During development, best practices include using plain language, avoiding unnecessary complexity, representing people and experiences responsibly, and applying universal design principles from the beginning. Item writers should receive training on bias awareness, inclusive language, and accessibility requirements. Draft questions should then be reviewed by subject matter experts as well as fairness and sensitivity reviewers who can identify hidden assumptions, problematic contexts, or accessibility concerns. If the assessment is digital, usability testing is especially important to confirm that the platform works well for a wide range of learners and assistive technologies.

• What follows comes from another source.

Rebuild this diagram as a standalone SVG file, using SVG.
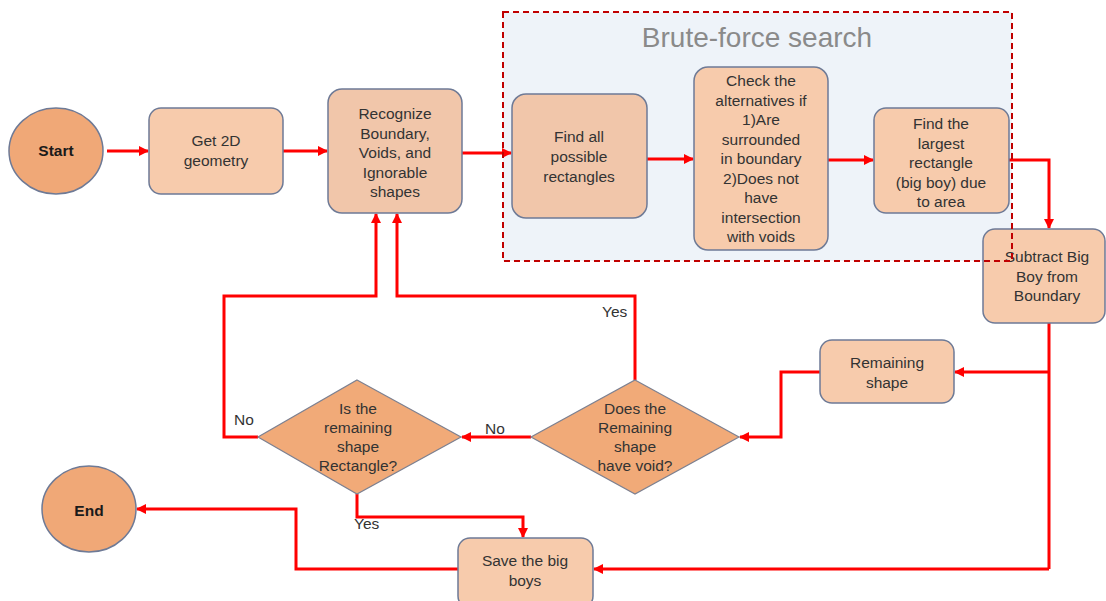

After development, pilot testing and performance analysis provide critical evidence. Reviewing item statistics can reveal patterns that suggest a question may not be functioning equitably. Feedback from test takers, educators, proctors, and accessibility specialists can also highlight issues that were not obvious during drafting. Over time, tests should be revised based on this evidence, with problematic items retired or rewritten and administration policies updated as needed. Organizations that do this well treat fairness and inclusion as quality standards embedded in the full assessment lifecycle. That approach not only improves equity but also leads to more trustworthy results, stronger decisions, and greater confidence in the assessment system overall.